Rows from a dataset
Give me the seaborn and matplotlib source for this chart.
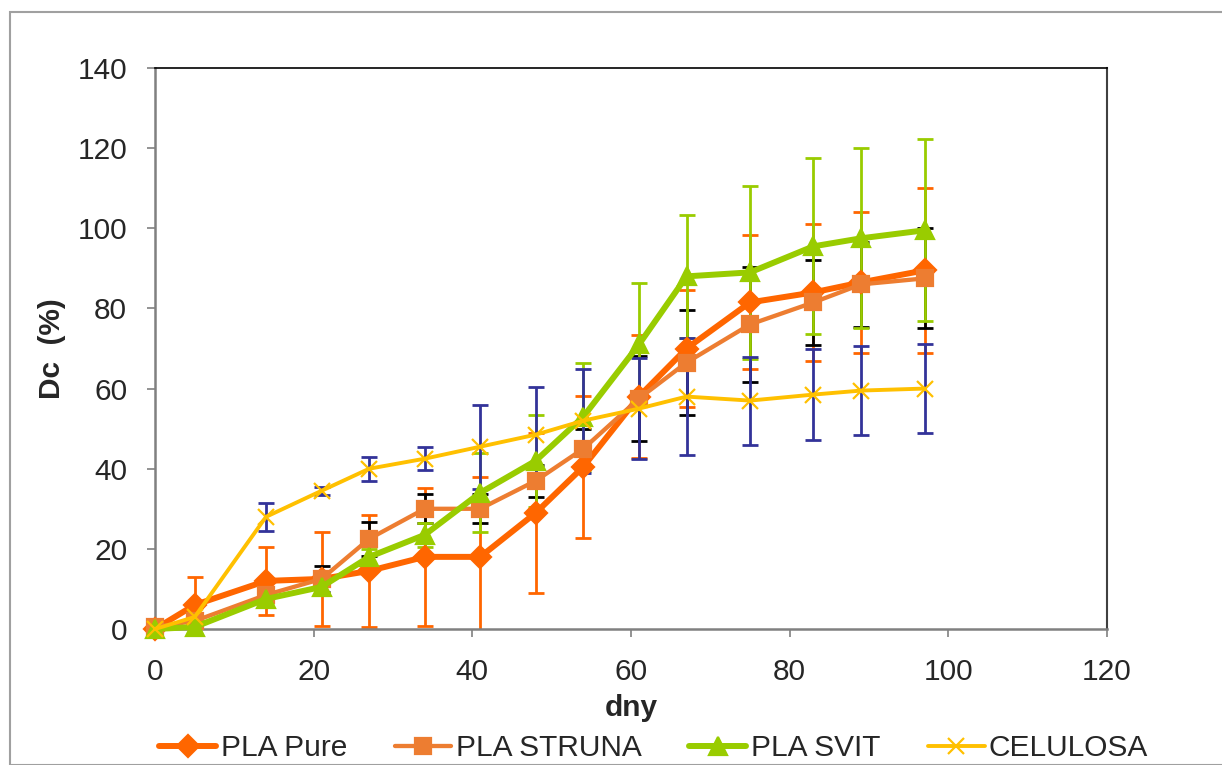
import numpy as np
import pandas as pd
import matplotlib
matplotlib.use("Agg")
import matplotlib.pyplot as plt
import seaborn as sns
from matplotlib.lines import Line2D
from matplotlib.patches import Rectangle

days = [0, 5, 14, 21, 27, 34, 41, 48, 54, 61, 67, 75, 83, 89, 97]
pla_pure = [0, 6, 12, 12.5, 14.5, 18, 18, 29, 40.5, 58, 70, 81.5, 84, 86.5, 89.5]
pla_pure_err = [0, 7, 8.5, 11.8, 14, 17.3, 20, 20, 17.7, 15.3, 14.7, 16.7, 17, 17.5, 20.5]
pla_struna = [0.5, 2, 8.5, 12.5, 22.5, 30, 30, 37, 45, 57.5, 66.5, 76, 81.5, 86, 87.5]
pla_struna_err = [0, 1, 1.5, 3.2, 4.3, 3.6, 3.6, 4, 5, 10.6, 13, 14.4, 10.7, 10.6, 12.5]
pla_svit = [0, 0.5, 7.5, 10.5, 18, 23.5, 34, 42, 53, 71, 88, 89, 95.5, 97.5, 99.5]
pla_svit_err = [0, 0.5, 1, 1.5, 2, 3, 9.8, 11.5, 13.5, 15.3, 15.3, 21.6, 22, 22.5, 22.7]
celulosa = [0, 3, 28, 34.5, 40, 42.5, 45.5, 48.5, 52, 55, 58, 57, 58.5, 59.5, 60]
celulosa_err = [0, 0.5, 3.5, 1, 3, 2.8, 10.5, 12, 13, 12.7, 14.7, 11, 11.3, 11, 11]

series_names = ["PLA Pure", "PLA STRUNA", "PLA SVIT", "CELULOSA"]
x_ticks = [0, 20, 40, 60, 80, 100, 120]
y_ticks = [0, 20, 40, 60, 80, 100, 120, 140]

sns.set_theme(style="white")
plt.rcParams['font.family'] = ['Liberation Sans', 'DejaVu Sans']

fig = plt.figure(figsize=(12.22, 7.65), dpi=100)
ax = fig.add_axes([155/1222, 1-629/765, (1107-155)/1222, (629-68)/765])

styles = [
    dict(name="PLA Pure", y=pla_pure, err=pla_pure_err, color="#FF6600", ecolor="#FF6600",
         marker="D", ms=11, lw=4.3, z=4),
    dict(name="PLA STRUNA", y=pla_struna, err=pla_struna_err, color="#ED7D31", ecolor="#000000",
         marker="s", ms=11, lw=3.1, z=5),
    dict(name="PLA SVIT", y=pla_svit, err=pla_svit_err, color="#99CC00", ecolor="#99CC00",
         marker="^", ms=13.5, lw=4.3, z=6),
    dict(name="CELULOSA", y=celulosa, err=celulosa_err, color="#FFC000", ecolor="#333399",
         marker="x", ms=12, lw=2.8, z=7),
]

# error bars (beneath lines)
for s in styles:
    ax.errorbar(days, s["y"], yerr=s["err"], fmt="none", ecolor=s["ecolor"],
                elinewidth=2.0, capsize=5.5, capthick=2.0, zorder=2)

handles = []
for s in styles:
    df = pd.DataFrame({"dny": days, "val": s["y"]})
    n_before = len(ax.lines)
    sns.lineplot(data=df, x="dny", y="val", ax=ax, color=s["color"], linewidth=s["lw"],
                 marker=s["marker"], markersize=s["ms"], markeredgecolor=s["color"],
                 markeredgewidth=1.6, zorder=s["z"], legend=False, sort=False)
    for ln in ax.lines[n_before:]:
        ln.set_clip_on(False)
    handles.append(Line2D([], [], color=s["color"], lw=s["lw"], marker=s["marker"],
                          markersize=s["ms"], markeredgecolor=s["color"], markeredgewidth=1.6,
                          label=s["name"]))

ax.set_xlim(0, 120)
ax.set_ylim(0, 140)
ax.set_xticks(x_ticks)
ax.set_yticks(y_ticks)
ax.tick_params(axis="both", which="major", labelsize=21.5, direction="out", length=6,
               width=1.2, color="#808080", bottom=True, left=True)
ax.tick_params(axis="y", pad=14)
ax.tick_params(axis="x", pad=15)
for side in ["left", "bottom"]:
    ax.spines[side].set_color("#808080")
    ax.spines[side].set_linewidth(1.8)
ax.spines["top"].set_color("#000000")
ax.spines["top"].set_linewidth(1.2)
ax.spines["right"].set_color("#404040")
ax.spines["right"].set_linewidth(1.5)

ax.set_xlabel("dny", fontsize=21.5, fontweight="bold", labelpad=6)
ax.set_ylabel("Dc  (%)", fontsize=21.5, fontweight="bold", labelpad=8)

fig.legend(handles=handles, loc="center", bbox_to_anchor=(0.535, 0.022), ncol=4,
           frameon=False, fontsize=21.5, handlelength=1.9, handletextpad=0.15,
           columnspacing=1.6, borderpad=0)

fig.patches.append(Rectangle((10/1222, 0), 1.1, 1-12/765, transform=fig.transFigure,
                             fill=False, edgecolor="#A0A0A0", linewidth=1.5, clip_on=False))

fig.savefig("out.png", dpi=100)
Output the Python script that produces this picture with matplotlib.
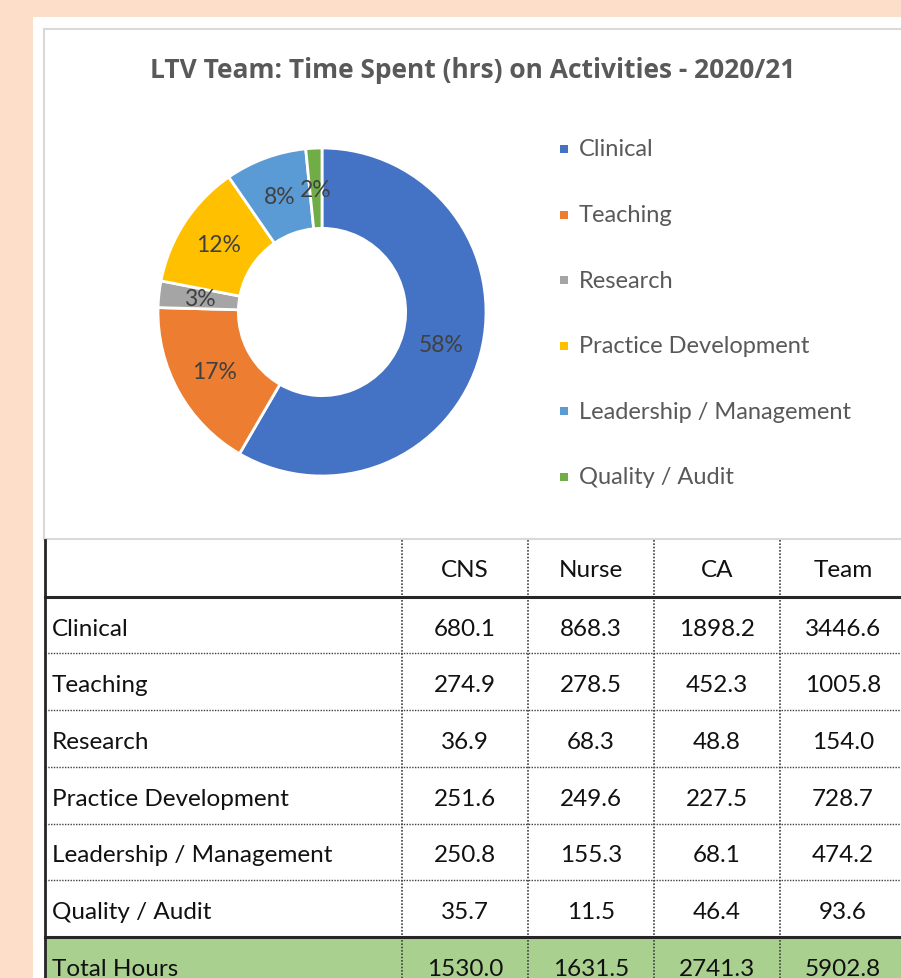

*Exercise directions:* Transcribe exactly, with no pictures, the lines running from the first line of the material through the line holding "1-629/765, (1107-155)/1222, (629-68)/765])".

*Correct response:*
Give me the seaborn and matplotlib source for this chart.
import numpy as np
import pandas as pd
import matplotlib
matplotlib.use("Agg")
import matplotlib.pyplot as plt
import seaborn as sns
from matplotlib.lines import Line2D
from matplotlib.patches import Rectangle

days = [0, 5, 14, 21, 27, 34, 41, 48, 54, 61, 67, 75, 83, 89, 97]
pla_pure = [0, 6, 12, 12.5, 14.5, 18, 18, 29, 40.5, 58, 70, 81.5, 84, 86.5, 89.5]
pla_pure_err = [0, 7, 8.5, 11.8, 14, 17.3, 20, 20, 17.7, 15.3, 14.7, 16.7, 17, 17.5, 20.5]
pla_struna = [0.5, 2, 8.5, 12.5, 22.5, 30, 30, 37, 45, 57.5, 66.5, 76, 81.5, 86, 87.5]
pla_struna_err = [0, 1, 1.5, 3.2, 4.3, 3.6, 3.6, 4, 5, 10.6, 13, 14.4, 10.7, 10.6, 12.5]
pla_svit = [0, 0.5, 7.5, 10.5, 18, 23.5, 34, 42, 53, 71, 88, 89, 95.5, 97.5, 99.5]
pla_svit_err = [0, 0.5, 1, 1.5, 2, 3, 9.8, 11.5, 13.5, 15.3, 15.3, 21.6, 22, 22.5, 22.7]
celulosa = [0, 3, 28, 34.5, 40, 42.5, 45.5, 48.5, 52, 55, 58, 57, 58.5, 59.5, 60]
celulosa_err = [0, 0.5, 3.5, 1, 3, 2.8, 10.5, 12, 13, 12.7, 14.7, 11, 11.3, 11, 11]

series_names = ["PLA Pure", "PLA STRUNA", "PLA SVIT", "CELULOSA"]
x_ticks = [0, 20, 40, 60, 80, 100, 120]
y_ticks = [0, 20, 40, 60, 80, 100, 120, 140]

sns.set_theme(style="white")
plt.rcParams['font.family'] = ['Liberation Sans', 'DejaVu Sans']

fig = plt.figure(figsize=(12.22, 7.65), dpi=100)
ax = fig.add_axes([155/1222, 1-629/765, (1107-155)/1222, (629-68)/765])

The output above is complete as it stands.